You are viewing a plain text version of this content. The canonical link for it is here.
Posted to user@cassandra.apache.org by Mark Schnitzius <ma...@cxense.com> on 2010/05/03 12:49:51 UTC

Feeding in specific Cassandra columns into Hadoop

Hi all...  I am trying to feed a specific list of Cassandra column names in
as input to a Hadoop process, but for some reason it only feeds in some of
the columns I specify, not all.

This is a short description of the problem - I'll see if anyone might have
some insight before I dump a big load of code on you...

1.  I've uploaded a bunch of data into Cassandra; the column names as longs
(dates, basically) converted to byte[8].

2.  I can successfully set a SlicePredicate using setSlice_range to return
all the data for a set of columns.

3.  However, if I instead call setColumn_names on the SlicePredicate, only
some of the specified columns get fed into Hadoop.
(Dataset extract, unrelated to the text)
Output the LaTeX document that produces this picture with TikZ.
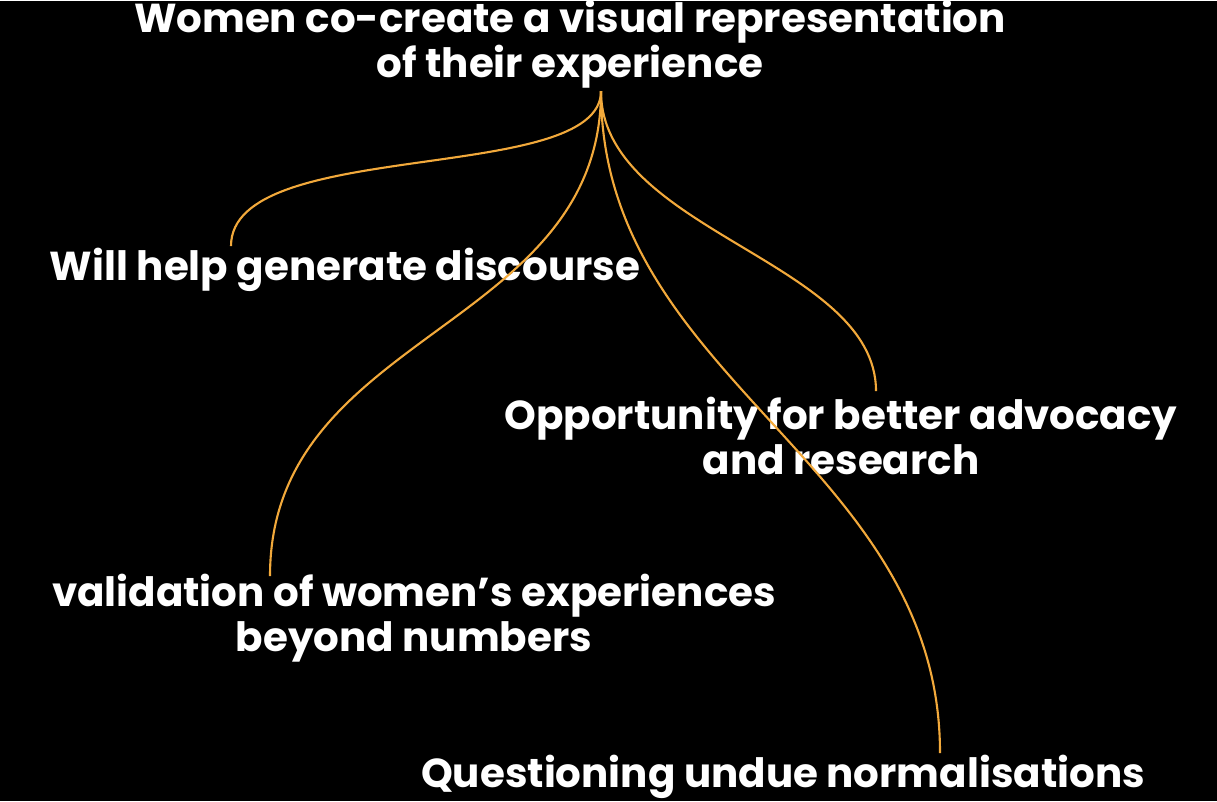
\documentclass[tikz,border=0pt]{standalone}
\usepackage{fontspec}
\setmainfont{Poppins}
\usepackage{xcolor}
\definecolor{linkorange}{HTML}{F2A93B}

\begin{document}
\begin{tikzpicture}[x=0.02cm, y=-0.02cm,
  every node/.style={text=white, align=center, inner sep=0pt, font=\fontsize{23}{25.6}\selectfont\bfseries},
  link/.style={draw=linkorange, line width=1.2pt}]

% background
\fill[black] (0,0) rectangle (1217,800);

% Titulo
\node (top) at (570,43) {Women co-create a visual representation\\of their experience};
\coordinate (hub) at (601,90);

% Ramas
\node (disc) at (345,269) {Will help generate discourse};
\node (advo) at (841,435) {Opportunity for better advocacy\\and research};
\node (valid) at (414,617) {validation of women’s experiences\\beyond numbers};
\node (quest) at (783,776) {Questioning undue normalisations};

% Puntos finales
\coordinate (discEnd) at (231,245);
\coordinate (advoEnd) at (876,390);
\coordinate (validEnd) at (270,575);
\coordinate (questEnd) at (940,752);

% Conexiones
\draw[link] (hub) .. controls (601,185) and (231,135) .. (discEnd);
\draw[link] (hub) .. controls (601,330) and (270,330) .. (validEnd);
\draw[link] (hub) .. controls (601,230) and (876,260) .. (advoEnd);
\draw[link] (hub) .. controls (601,380) and (940,460) .. (questEnd);

\end{tikzpicture}
\end{document}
4.  This faulty behavior is repeatable, with the same columns going missing
each time for the same input parameters.

5.  For the values that fail, I've made fairly certain that the value for
the column name is getting inserted successfully, and that the exact same
column name is specified in the call to setColumn_names.

Any clues?


AdTHANKSvance,
Mark

Re: Feeding in specific Cassandra columns into Hadoop

Posted by Mark Schnitzius <ma...@cxense.com>.
>
> You should test that getSlicePredicate(conf).equals(originalPredicate)
>
>
That's it!  The byte arrays are slightly different after setting it on the
Hadoop config.  Below is a simple test which demonstrates the bug -- it
should print "true" but instead prints "false".  Please let me know if a bug
gets raised so I can track it.


Thanks
Mark


import org.apache.cassandra.hadoop.ConfigHelper;
import org.apache.cassandra.thrift.SlicePredicate;
import org.apache.hadoop.conf.Configuration;

import java.nio.ByteBuffer;
import java.util.ArrayList;
import java.util.List;

/**
 * A class which demonstrates a bug in Cassandra's ConfigHelper.
 */
public class SlicePredicateTest {

    public static void main(String[] args) {
        long columnValue = 1271253600000l;
        byte[] columnBytes = getBytes(columnValue);
        List<byte[]> columnNames = new ArrayList<byte[]>();
        columnNames.add(columnBytes);
        SlicePredicate originalPredicate = new SlicePredicate();
        originalPredicate.setColumn_names(columnNames);
        Configuration conf = new Configuration();
        ConfigHelper.setSlicePredicate(conf, originalPredicate);

 System.out.println(ConfigHelper.getSlicePredicate(conf).equals(originalPredicate));
    }

        private static byte[] getBytes(long l) {
        byte[] bytes = new byte[8];
        ByteBuffer.wrap(bytes).putLong(l);
        return bytes;
    }
}

Re: Feeding in specific Cassandra columns into Hadoop

Posted by Jonathan Ellis <jb...@gmail.com>.
We serialize the SlicePredicate as part of the Hadoop Configuration
string.  It's quite possible that either

 - one of your column names is exposing a bug in the Thrift json serializer
 - Hadoop is silently truncating large predicates

You should test that getSlicePredicate(conf).equals(originalPredicate)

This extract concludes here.